• _EXERCISE_
Your task is to output the listing word for word, with pictures excluded.

• _DATA SECTION_
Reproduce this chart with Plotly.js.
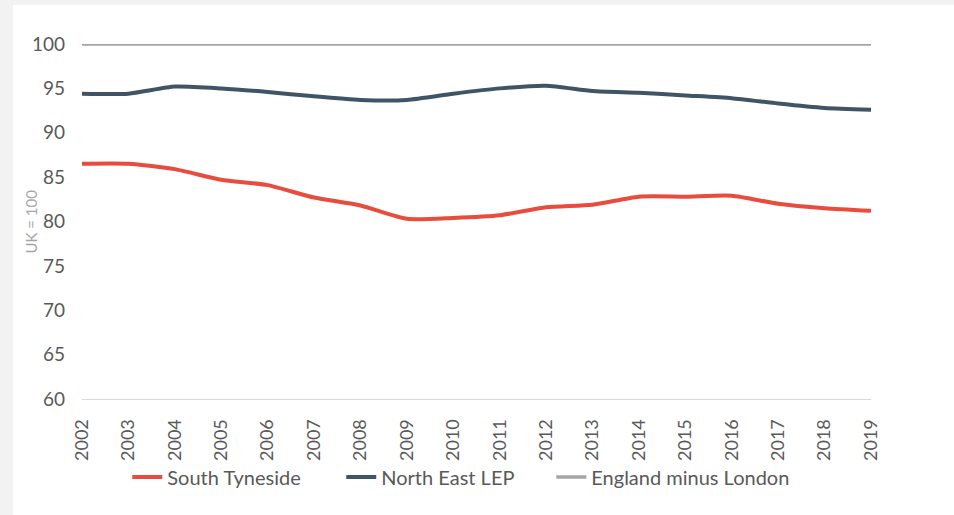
<!DOCTYPE html>
<html>
<head>
<meta charset="utf-8">
<script src="https://cdn.plot.ly/plotly-3.0.1.min.js"></script>
<style>
  html, body { margin: 0; padding: 0; background: #f2f2f2; width: 954px; height: 515px; overflow: hidden; }
  #chart { position: absolute; left: 13px; top: 5px; width: 941px; height: 510px; background: #fff; }
</style>
</head>
<body>
<div id="chart"></div>
<script>
const years = ['2002','2003','2004','2005','2006','2007','2008','2009','2010','2011','2012','2013','2014','2015','2016','2017','2018','2019'];
const southTyneside = [86.5, 86.5, 85.9, 84.7, 84.1, 82.7, 81.8, 80.3, 80.4, 80.7, 81.6, 81.9, 82.8, 82.8, 82.9, 82.0, 81.5, 81.2];
const northEastLEP = [94.4, 94.4, 95.2, 95.0, 94.6, 94.1, 93.7, 93.7, 94.4, 95.0, 95.3, 94.7, 94.5, 94.2, 93.9, 93.3, 92.8, 92.6];
const englandMinusLondon = [100, 100, 100, 100, 100, 100, 100, 100, 100, 100, 100, 100, 100, 100, 100, 100, 100, 100];
const yTicks = [60, 65, 70, 75, 80, 85, 90, 95, 100];

const traces = [
  { x: years, y: southTyneside, name: 'South Tyneside', type: 'scatter', mode: 'lines', legend: 'legend',
    line: { color: '#E84C3D', width: 4, shape: 'spline', smoothing: 0.6 } },
  { x: years, y: northEastLEP, name: 'North East LEP', type: 'scatter', mode: 'lines', legend: 'legend2',
    line: { color: '#3F5566', width: 4, shape: 'spline', smoothing: 0.6 } },
  { x: years, y: englandMinusLondon, name: 'England minus London', type: 'scatter', mode: 'lines', legend: 'legend3',
    line: { color: '#A5A5A5', width: 3.5, shape: 'spline', smoothing: 0.6 } }
];

function legendAt(x) {
  return { orientation: 'h', x: x, xanchor: 'left', y: -0.22, yanchor: 'middle',
           font: { size: 20, color: '#595959' }, itemwidth: 30, bgcolor: 'rgba(0,0,0,0)' };
}

const layout = {
  width: 941, height: 510,
  paper_bgcolor: '#ffffff', plot_bgcolor: '#ffffff',
  margin: { l: 69, r: 83, t: 39, b: 116 },
  font: { family: 'Lato, "Source Sans Pro", sans-serif', color: '#595959', size: 18 },
  showlegend: true,
  legend: legendAt(0.0574),
  legend2: legendAt(0.3286),
  legend3: legendAt(0.5948),
  xaxis: {
    type: 'category', range: [0, 17], showgrid: false, zeroline: false,
    showline: true, linecolor: '#d9d9d9', linewidth: 1,
    tickangle: -90, ticks: '', ticklabelstandoff: 12,
    tickfont: { size: 18, color: '#595959' }, fixedrange: true
  },
  yaxis: {
    range: [60, 100], tickvals: yTicks, ticktext: yTicks.map(String),
    showgrid: false, zeroline: false, showline: false, ticks: '',
    ticklabelstandoff: 16,
    tickfont: { size: 19, color: '#595959' }, fixedrange: true
  },
  annotations: [{
    text: 'UK = 100', xref: 'paper', yref: 'paper', x: 0, y: 0.5,
    xanchor: 'center', yanchor: 'middle', xshift: -52, textangle: -90,
    showarrow: false, font: { size: 15, color: '#A6A6A6' }
  }]
};

Plotly.newPlot('chart', traces, layout, { displayModeBar: false, staticPlot: true });
</script>
</body>
</html>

• _RESULT_
Reproduce this chart with Plotly.js.
<!DOCTYPE html>
<html>
<head>
<meta charset="utf-8">
<script src="https://cdn.plot.ly/plotly-3.0.1.min.js"></script>
<style>
  html, body { margin: 0; padding: 0; background: #f2f2f2; width: 954px; height: 515px; overflow: hidden; }
  #chart { position: absolute; left: 13px; top: 5px; width: 941px; height: 510px; background: #fff; }
</style>
</head>
<body>
<div id="chart"></div>
<script>
const years = ['2002','2003','2004','2005','2006','2007','2008','2009','2010','2011','2012','2013','2014','2015','2016','2017','2018','2019'];
const southTyneside = [86.5, 86.5, 85.9, 84.7, 84.1, 82.7, 81.8, 80.3, 80.4, 80.7, 81.6, 81.9, 82.8, 82.8, 82.9, 82.0, 81.5, 81.2];
const northEastLEP = [94.4, 94.4, 95.2, 95.0, 94.6, 94.1, 93.7, 93.7, 94.4, 95.0, 95.3, 94.7, 94.5, 94.2, 93.9, 93.3, 92.8, 92.6];
const englandMinusLondon = [100, 100, 100, 100, 100, 100, 100, 100, 100, 100, 100, 100, 100, 100, 100, 100, 100, 100];
const yTicks = [60, 65, 70, 75, 80, 85, 90, 95, 100];

const traces = [
  { x: years, y: southTyneside, name: 'South Tyneside', type: 'scatter', mode: 'lines', legend: 'legend',
    line: { color: '#E84C3D', width: 4, shape: 'spline', smoothing: 0.6 } },
  { x: years, y: northEastLEP, name: 'North East LEP', type: 'scatter', mode: 'lines', legend: 'legend2',
    line: { color: '#3F5566', width: 4, shape: 'spline', smoothing: 0.6 } },
  { x: years, y: englandMinusLondon, name: 'England minus London', type: 'scatter', mode: 'lines', legend: 'legend3',
    line: { color: '#A5A5A5', width: 3.5, shape: 'spline', smoothing: 0.6 } }
];

function legendAt(x) {
  return { orientation: 'h', x: x, xanchor: 'left', y: -0.22, yanchor: 'middle',
           font: { size: 20, color: '#595959' }, itemwidth: 30, bgcolor: 'rgba(0,0,0,0)' };
}

const layout = {
  width: 941, height: 510,
  paper_bgcolor: '#ffffff', plot_bgcolor: '#ffffff',
  margin: { l: 69, r: 83, t: 39, b: 116 },
  font: { family: 'Lato, "Source Sans Pro", sans-serif', color: '#595959', size: 18 },
  showlegend: true,
  legend: legendAt(0.0574),
  legend2: legendAt(0.3286),
  legend3: legendAt(0.5948),
  xaxis: {
    type: 'category', range: [0, 17], showgrid: false, zeroline: false,
    showline: true, linecolor: '#d9d9d9', linewidth: 1,
    tickangle: -90, ticks: '', ticklabelstandoff: 12,
    tickfont: { size: 18, color: '#595959' }, fixedrange: true
  },
  yaxis: {
    range: [60, 100], tickvals: yTicks, ticktext: yTicks.map(String),
    showgrid: false, zeroline: false, showline: false, ticks: '',
    ticklabelstandoff: 16,
    tickfont: { size: 19, color: '#595959' }, fixedrange: true
  },
  annotations: [{
    text: 'UK = 100', xref: 'paper', yref: 'paper', x: 0, y: 0.5,
    xanchor: 'center', yanchor: 'middle', xshift: -52, textangle: -90,
    showarrow: false, font: { size: 15, color: '#A6A6A6' }
  }]
};

Plotly.newPlot('chart', traces, layout, { displayModeBar: false, staticPlot: true });
</script>
</body>
</html>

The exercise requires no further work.